Incident Management Flow
An incident management flow is the structured process an engineering organization follows from the moment a production issue is detected through triage, mitigation, resolution, and post-incident review — minimizing the duration and customer impact of outages.
An incident management flow is the structured process an engineering organization follows from the moment a production issue is detected through triage, mitigation, resolution, and post-incident review — minimizing the duration and customer impact of outages.
How the flow works
An incident is declared when an alert fires (see Alerting Workflow) or when a customer report indicates a production problem. The on-call engineer assesses severity and either resolves a minor issue independently or escalates by declaring a formal incident and paging an incident commander.
The incident commander is the coordinator: they maintain the incident timeline, coordinate communication between responders, provide status updates to stakeholders, and make decisions about escalation and remediation strategies. The commander does not investigate directly — they delegate technical investigation to subject matter experts.

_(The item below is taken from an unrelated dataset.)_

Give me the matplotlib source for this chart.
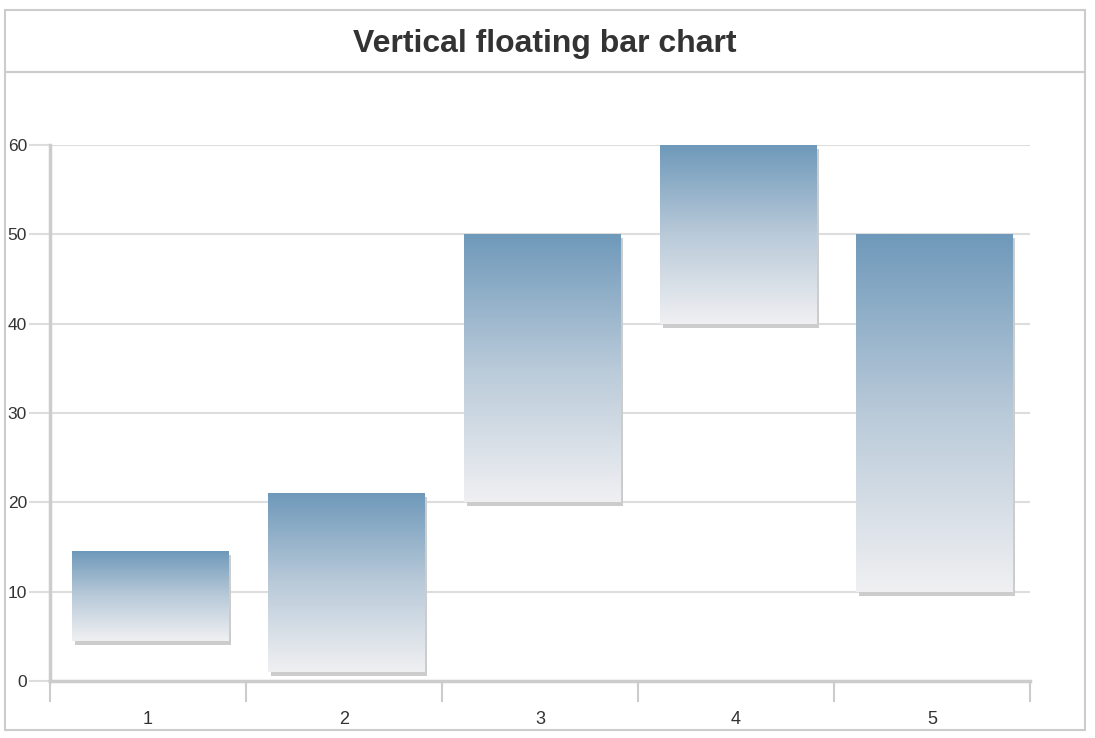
import numpy as np
import matplotlib
matplotlib.use("Agg")
import matplotlib.pyplot as plt
import matplotlib.transforms as mtransforms
from matplotlib.colors import LinearSegmentedColormap
from matplotlib.patches import Rectangle
from matplotlib.lines import Line2D

plt.rcParams['font.family'] = ['Liberation Sans', 'DejaVu Sans']

# data
categories = [1, 2, 3, 4, 5]
lows = [4.5, 1, 20, 40, 10]
highs = [14.5, 21, 50, 60, 50]
yticks = [0, 10, 20, 30, 40, 50, 60]

W, H = 1095, 738
fig = plt.figure(figsize=(W / 100, H / 100), dpi=100)
fig.patch.set_facecolor('white')

# outer frame and title band
fig.patches.append(Rectangle((5 / W, 1 - 730 / H), 1080 / W, 720 / H, transform=fig.transFigure,
                             fill=False, edgecolor='#cccccc', linewidth=1.5))
fig.lines.append(Line2D([5 / W, 1085 / W], [1 - 72 / H, 1 - 72 / H], transform=fig.transFigure,
                        color='#cccccc', linewidth=1.5))
fig.text(545 / W, 1 - 44 / H, 'Vertical floating bar chart', ha='center', va='center',
         fontsize=23, fontweight='bold', color='#333333')

ax = fig.add_axes([50 / W, 1 - 681 / H, 980 / W, 536 / H])

cmap = LinearSegmentedColormap.from_list('barfade', ['#f0f0f2', '#b9cad9', '#6f99ba'])
grad = np.linspace(1, 0, 256).reshape(-1, 1)
shadow_tr = mtransforms.offset_copy(ax.transData, fig=fig, x=3, y=-4, units='dots')

width = 0.8
for c, lo, hi in zip(categories, lows, highs):
    x0 = c - width / 2 + 0.01
    ax.add_patch(Rectangle((x0, lo), width, hi - lo, transform=shadow_tr,
                           facecolor='#cccccc', edgecolor='none', zorder=2))
    ax.imshow(grad, extent=[x0, x0 + width, lo, hi], aspect='auto',
              cmap=cmap, vmin=0, vmax=1, zorder=3, interpolation='bilinear')

ax.set_xlim(0.5, 5.5)
ax.set_ylim(0, 60)

# y axis
ax.set_yticks(yticks)
ax.yaxis.grid(True, color='#dddddd', linewidth=1.5)
ax.set_axisbelow(True)
ax.tick_params(axis='y', length=15, width=1.5, color='#dddddd', pad=1.5,
               labelsize=12.5, labelcolor='#333333')

# x axis: boundaries as ticks, labels centered
ax.set_xticks([0.5, 1.5, 2.5, 3.5, 4.5, 5.5])
ax.set_xticklabels([])
ax.set_xticks(categories, minor=True)
ax.set_xticklabels([str(c) for c in categories], minor=True)
ax.tick_params(axis='x', which='major', length=15, width=1.5, color='#cccccc')
ax.tick_params(axis='x', which='minor', length=0, pad=21.5, labelsize=13, labelcolor='#333333')

for s in ['top', 'right']:
    ax.spines[s].set_visible(False)
for s in ['left', 'bottom']:
    ax.spines[s].set_color('#cccccc')
    ax.spines[s].set_linewidth(2.5)

fig.savefig('out.png', dpi=100)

The investigation phase uses observability tools to identify the root cause: correlating dashboard spikes, log search, and distributed traces to narrow down the failing component. Once a probable cause is identified, responders apply the fastest available mitigation — often a Rollback Deployment, a feature flag toggle, or a traffic reroute — to restore service before a permanent fix is ready.
Once the service is stable, the incident is declared resolved and a communications update is sent to affected customers. Within 24-72 hours, the team holds a post-incident review (blameless post-mortem). The review documents the timeline, identifies contributing factors, and produces action items — code fixes, monitoring improvements, runbook updates — that reduce the likelihood or impact of recurrence.